Source material |
---------------
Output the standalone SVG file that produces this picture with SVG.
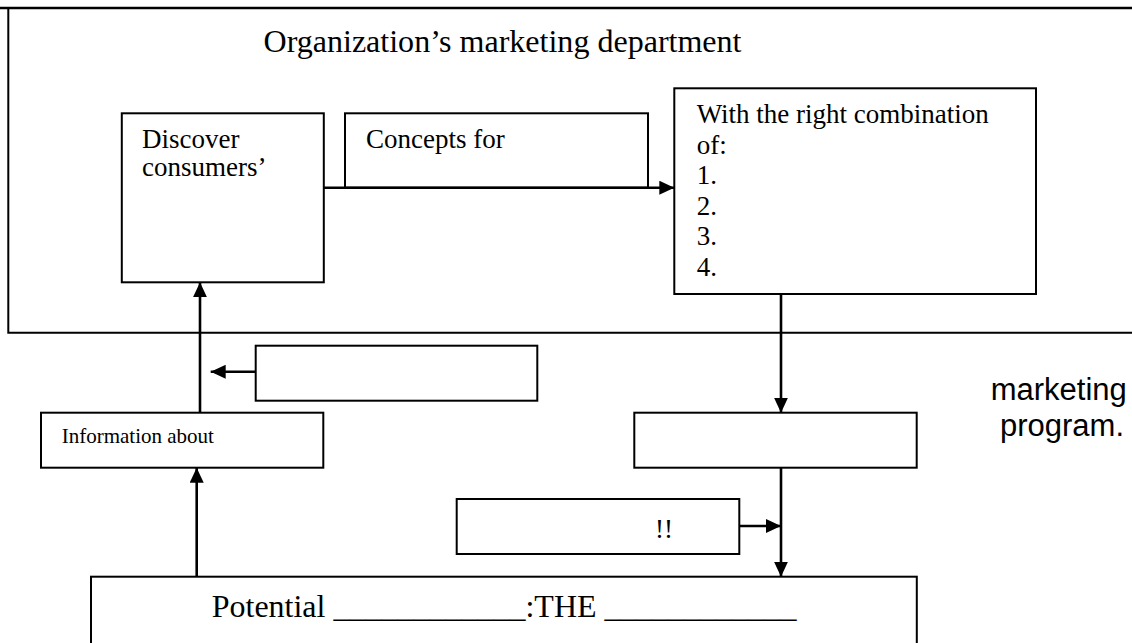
---------------
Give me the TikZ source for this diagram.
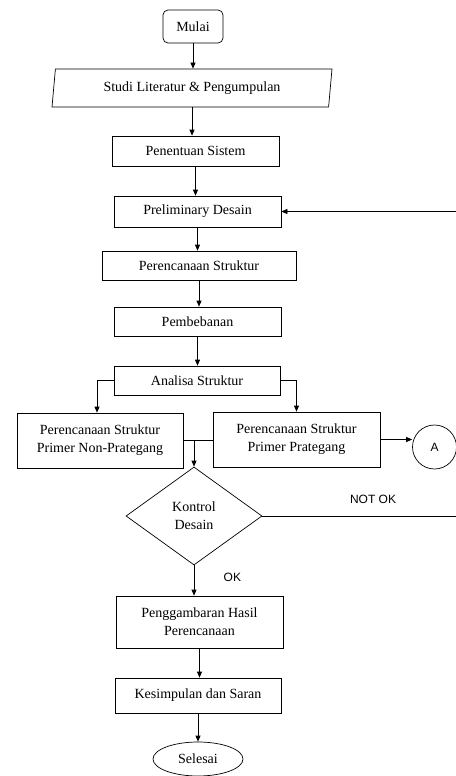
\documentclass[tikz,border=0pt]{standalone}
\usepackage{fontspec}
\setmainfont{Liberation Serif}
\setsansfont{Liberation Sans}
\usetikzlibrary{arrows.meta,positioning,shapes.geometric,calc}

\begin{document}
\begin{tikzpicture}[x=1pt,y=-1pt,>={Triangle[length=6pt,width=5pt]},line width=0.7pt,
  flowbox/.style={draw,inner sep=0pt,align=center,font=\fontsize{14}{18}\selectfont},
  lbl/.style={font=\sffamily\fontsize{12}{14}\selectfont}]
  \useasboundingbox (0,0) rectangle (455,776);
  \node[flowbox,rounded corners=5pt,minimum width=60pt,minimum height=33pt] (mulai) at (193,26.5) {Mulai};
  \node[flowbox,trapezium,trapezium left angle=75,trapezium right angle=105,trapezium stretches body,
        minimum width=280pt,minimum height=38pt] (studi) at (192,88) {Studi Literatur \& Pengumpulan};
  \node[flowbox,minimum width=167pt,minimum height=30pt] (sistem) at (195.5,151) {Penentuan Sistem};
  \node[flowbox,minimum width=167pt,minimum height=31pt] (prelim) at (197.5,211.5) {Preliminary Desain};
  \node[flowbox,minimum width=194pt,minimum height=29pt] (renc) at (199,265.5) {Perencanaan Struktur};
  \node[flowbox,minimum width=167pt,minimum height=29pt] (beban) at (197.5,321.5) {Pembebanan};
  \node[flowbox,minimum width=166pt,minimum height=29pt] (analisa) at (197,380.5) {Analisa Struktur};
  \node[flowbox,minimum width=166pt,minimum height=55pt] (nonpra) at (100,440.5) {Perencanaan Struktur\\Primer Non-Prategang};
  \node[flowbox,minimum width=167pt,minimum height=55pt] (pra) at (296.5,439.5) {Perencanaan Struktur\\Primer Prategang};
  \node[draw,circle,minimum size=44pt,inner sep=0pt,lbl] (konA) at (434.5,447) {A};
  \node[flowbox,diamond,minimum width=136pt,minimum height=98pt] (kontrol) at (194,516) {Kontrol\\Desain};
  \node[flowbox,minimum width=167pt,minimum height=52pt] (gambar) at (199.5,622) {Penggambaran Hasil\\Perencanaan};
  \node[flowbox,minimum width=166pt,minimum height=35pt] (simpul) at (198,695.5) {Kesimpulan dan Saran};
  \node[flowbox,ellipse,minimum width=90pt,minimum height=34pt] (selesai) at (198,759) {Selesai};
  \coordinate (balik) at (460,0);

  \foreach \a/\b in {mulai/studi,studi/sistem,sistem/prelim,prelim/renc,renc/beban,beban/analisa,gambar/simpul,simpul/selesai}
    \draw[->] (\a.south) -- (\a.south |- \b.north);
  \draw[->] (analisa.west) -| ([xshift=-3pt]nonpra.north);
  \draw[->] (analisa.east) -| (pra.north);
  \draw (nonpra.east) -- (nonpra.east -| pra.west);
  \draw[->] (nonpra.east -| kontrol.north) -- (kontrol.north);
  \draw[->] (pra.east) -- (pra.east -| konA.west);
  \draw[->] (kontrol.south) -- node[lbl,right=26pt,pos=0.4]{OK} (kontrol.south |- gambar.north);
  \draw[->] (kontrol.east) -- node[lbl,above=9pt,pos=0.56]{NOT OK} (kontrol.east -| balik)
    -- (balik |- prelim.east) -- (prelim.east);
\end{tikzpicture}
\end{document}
---------------
Exercise |
Which lines contain the word "this"? Return each of them.

Complete answer |
Output the standalone SVG file that produces this picture with SVG.
Give me the TikZ source for this diagram.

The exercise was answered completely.